Sans Other Orri 3 is a very bold, very wide, medium contrast, upright, normal x-height font.
Keywords: headlines, posters, game ui, branding, logos, arcade, techno, industrial, retro, futuristic, maximum impact, digital aesthetic, modular construction, industrial tone, blocky, square, pixel-like, modular, stencil-like.
A heavy, modular sans built from squared-off strokes and right angles, with a distinctly rectilinear silhouette throughout. Counters are mostly rectangular and tightly enclosed, and many glyphs use small internal cutouts that read like stencil breaks, reinforcing a constructed, mechanical feel. Curves are minimized or replaced with stepped corners, producing a crisp, grid-driven rhythm and a compact, high-impact texture in text. Spacing and widths vary by character, but the overall color remains dense and uniform due to the thick, consistent stroke presence.
Best suited for display typography such as headlines, posters, covers, and branding where a strong, tech-forward look is desired. It also fits interface-themed graphics—game UI, sci‑fi/retro tech mockups, and signage-style treatments—where blocky geometry and compact rhythm enhance impact.
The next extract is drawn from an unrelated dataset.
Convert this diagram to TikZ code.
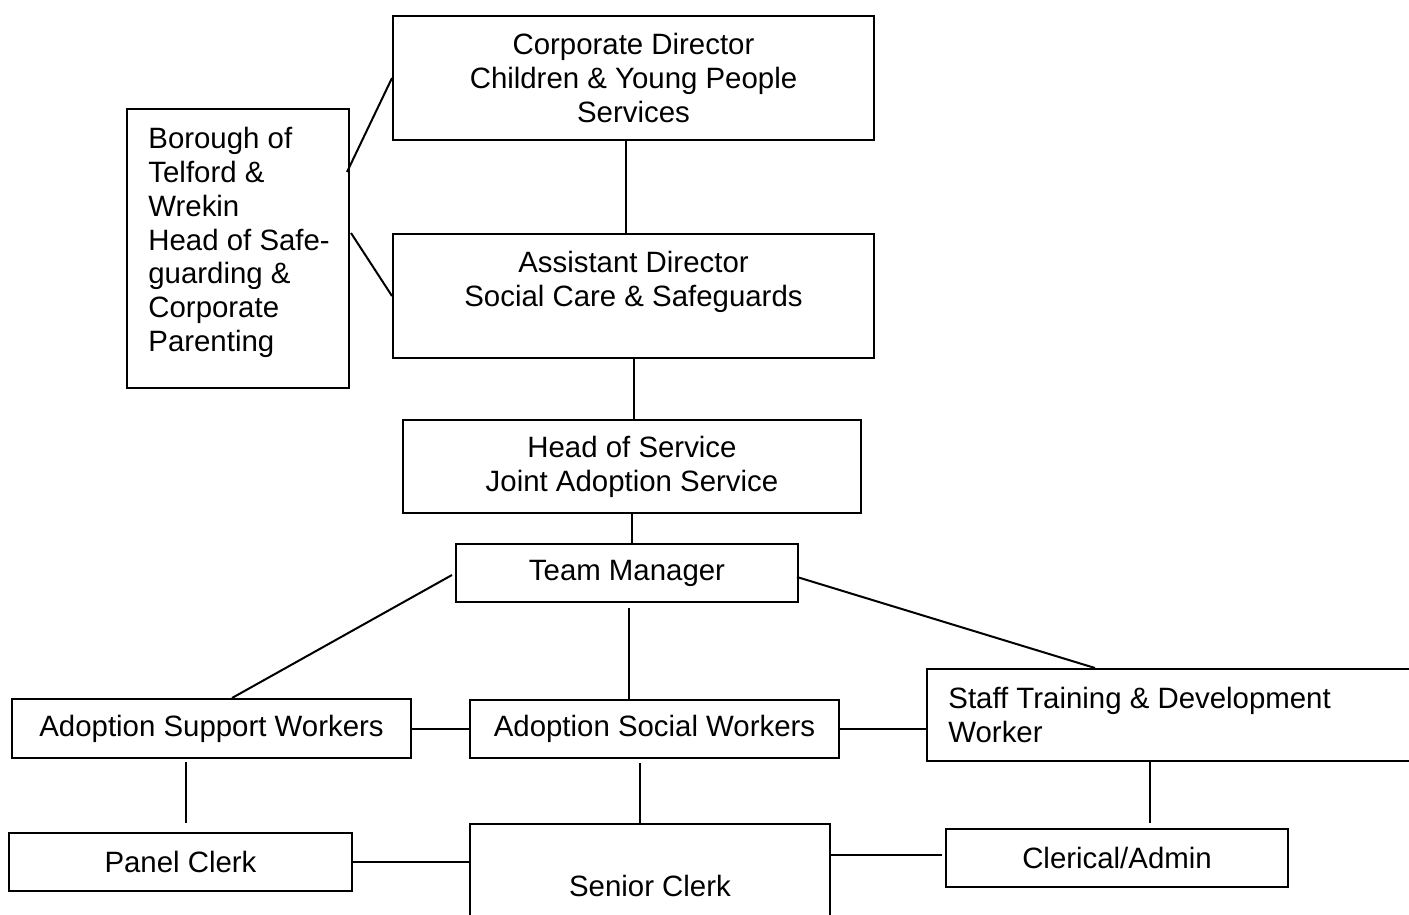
\documentclass[tikz,border=0pt]{standalone}
\usepackage{fontspec}
\setmainfont{Liberation Sans}
\usetikzlibrary{calc}

\tikzset{
  orgbox/.style={draw, line width=1pt, rectangle, align=center, inner sep=0pt},
  orgtext/.style={inner sep=0pt, anchor=north west, align=left},
  orgline/.style={line width=1pt}
}

\begin{document}
\begin{tikzpicture}[x=0.5pt,y=-0.5pt,font=\fontsize{14.7}{16.9}\selectfont]
        \useasboundingbox (0,0) rectangle (1409,915);
        \clip (0,0) rectangle (1409,915);

        %Shape: Rectangle [top]
        \node[orgbox, minimum width=240.5pt, minimum height=62pt] (corp) at (633.5,78) {Corporate Director\\Children \& Young People\\Services};
        \node[orgbox, minimum width=111pt, minimum height=139.5pt] (bor) at (238,248.5) {};
        \node[orgbox, minimum width=240.5pt, minimum height=62pt] (asst) at (633.5,296) {};
        \node[orgbox, minimum width=229pt, minimum height=46.5pt] (hos) at (632,466.5) {Head of Service\\Joint Adoption Service};
        \node[orgbox, minimum width=171pt, minimum height=29pt] (tm) at (627,573) {Team Manager};

        %Shape: Rectangle [workers]
        \node[orgbox, minimum width=199.5pt, minimum height=29.5pt] (asw) at (211.5,728.5) {Adoption Support Workers};
        \node[orgbox, minimum width=184.5pt, minimum height=29pt] (soc) at (654.5,729) {Adoption Social Workers};
        \node[orgbox, minimum width=251.5pt, minimum height=46pt] (stf) at (1178.5,715) {};

        %Shape: Rectangle [clerks]
        \node[orgbox, minimum width=171.5pt, minimum height=29pt] (pc) at (180.5,862) {Panel Clerk};
        \node[orgbox, minimum width=180pt, minimum height=62pt] (sen) at (650,886) {Senior Clerk};
        \node[orgbox, minimum width=171pt, minimum height=29pt] (cla) at (1117,858) {Clerical/Admin};

        % Text Node
        \node[orgtext] (bortext) at (148,127) {Borough of\\Telford \&\\Wrekin\\Head of Safe-\\guarding \&\\Corporate\\Parenting};
        % Text Node
        \node[orgtext, anchor=north, align=center] (assttext) at (633.5,251) {Assistant Director\\Social Care \& Safeguards};
        % Text Node
        \node[orgtext] (stftext) at (948,687) {Staff Training \& Development\\Worker};

        %Straight Lines
        \draw[orgline] ($(corp.south)+(-7.5,0)$) -- ($(asst.north)+(-7.5,0)$);
        \draw[orgline] ($(bor.east)+(-3,-76.5)$) -- (corp.west);
        \draw[orgline] ($(bor.east)+(1,-15.5)$) -- (asst.west);
        \draw[orgline] (asst.south) -- (asst.south |- hos.north);
        \draw[orgline] (hos.south) -- (hos.south |- tm.north);
        \draw[orgline] ($(tm.west)+(-3,2)$) -- ($(asw.north)+(20.5,0)$);
        \draw[orgline] ($(tm.south)+(2,5)$) -- ($(soc.north)+(-25.5,0)$);
        \draw[orgline] ($(tm.east)+(-2,4)$) -- ($(stf.north)+(-83.5,0)$);
        \draw[orgline] (asw.east) -- (asw.east -| soc.west);
        \draw[orgline] (soc.east) -- (soc.east -| stf.west);
        \draw[orgline] ($(asw.south)+(-25.5,3)$) -- ($(pc.north)+(5.5,-9)$);
        \draw[orgline] ($(soc.south)+(-14.5,4)$) -- ($(sen.north)+(-10,0)$);
        \draw[orgline] ($(stf.south)+(-28.5,0)$) -- ($(cla.north)+(33,-5)$);
        \draw[orgline] (pc.east) -- (pc.east -| sen.west);
        \draw[orgline] ($(sen.east)+(0,-31)$) -- ($(cla.west)+(-3,-3)$);

\end{tikzpicture}
\end{document}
The tone is assertive and synthetic, evoking arcade UI, sci‑fi interfaces, and industrial labeling. Its geometric, pixel-adjacent construction creates a distinctly retro-futuristic voice that feels engineered rather than handwritten or humanist.
The design appears intended to deliver maximum visual weight and a modular, grid-based personality, using squared geometry and stencil-like cut-ins to signal a digital/industrial context. It prioritizes bold, graphic presence and stylistic distinctiveness for attention-grabbing display settings.
Distinctive letterforms—such as angular bowls, squared terminals, and notch-like apertures—help maintain recognizability at display sizes while emphasizing a digital, systemized aesthetic. The dense forms and small counters suggest it is best used where bold presence matters more than delicate detail.